Non pas que rien n'ait été fait. Au contraire. Entre 2004 et 2010, les capacités d'accueil en centres d'hébergement d'urgence, en centres d'hébergement et de réinsertion sociale, en maisons-relais ou en places d'hôtel sont passées de 51 000 à 83 000, selon la Cour des comptes. Et les crédits correspondant ont atteint 1 130 millions d'euros en 2010, contre 750 millions cinq ans plus tôt.
Mais la crise est passée par là, transformant l'hébergement des sans-abri en une course-poursuite sans fin entre les efforts réalisés et les besoins grandissants. Crise économique évidemment, avec la précarité croissante qu'elle entraîne pour beaucoup. Mais aussi crise endémique du logement social, toujours aussi insuffisant, et qui se solde bien souvent par des années d'attente pour les demandeurs, même pour ceux qui devraient bénéficier de la loi sur le droit au logement opposable (DALO), votée en mars 2007 et dont la mise en œuvre est si laborieuse qu'elle n'a, en rien ou presque, réglé le problème.
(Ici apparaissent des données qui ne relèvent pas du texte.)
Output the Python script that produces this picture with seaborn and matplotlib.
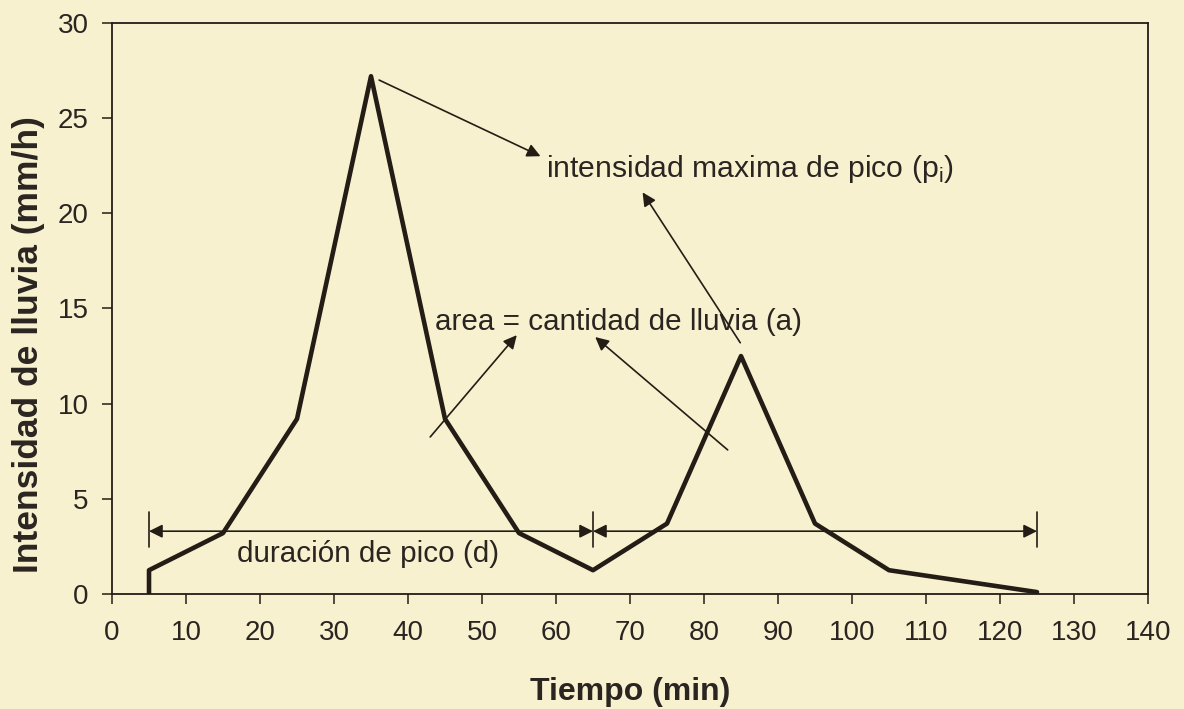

Le résultat est, hélas, prévisible. Dès la fin de cet été, le système de l'hébergement était, une nouvelle fois, au bord de l'asphyxie. Une enquête de la Fnars réalisée dans 37 départements montrait que le 115, le numéro d'urgence des sans-abri, avait dû rejeter 70 % des demandes au mois de juillet. Et le Samu social de Paris assure qu'il ne trouve pas de solutions pour répondre à 400 des 1 200 appels qu'il reçoit chaque jour.
Le 20 septembre, la ministre du logement, Cécile Duflot, annonçait une rallonge budgétaire de 50 millions d'euros. Le 17 octobre, le premier ministre adressait une circulaire aux préfets, leur rappelant que"l'accès à un logement ou un hébergement est un droit dont nul ne doit être exclu" et leur demandant de préparer la pérennisation, pour le printemps 2013, des dispositifs d'accueil spécifiques à la période hivernale. Promesse entendue depuis des années et restée, jusqu'à présent, lettre morte.
Comme celle, faite par Mme Duflot, le 27 octobre – quatre jours avant la trêve des expulsions locatives –, de recourir "si nécessaire" à la réquisition de logements ou de locaux vacants pour accueillir des sans-abri. Instituée par une ordonnance de 1945 et complétée par une loi de 1998, cette procédure n'a plus été utilisée depuis 1995 mais elle a été évoquée par la plupart des prédécesseurs de Mme Duflot. Sans suite.
Quand on estime la pénurie à 800 000 logements et que l'on compte, selon l'Insee, 2,3 millions de logements vacants dans le pays, on peut légitimement conclure qu'il y a quelque chose de détraqué au royaume de France. Simpliste ! rétorqueront experts et bons esprits. En attendant, ce qui saute aux yeux, c'est une honte nationale à laquelle on ne saurait se résoudre.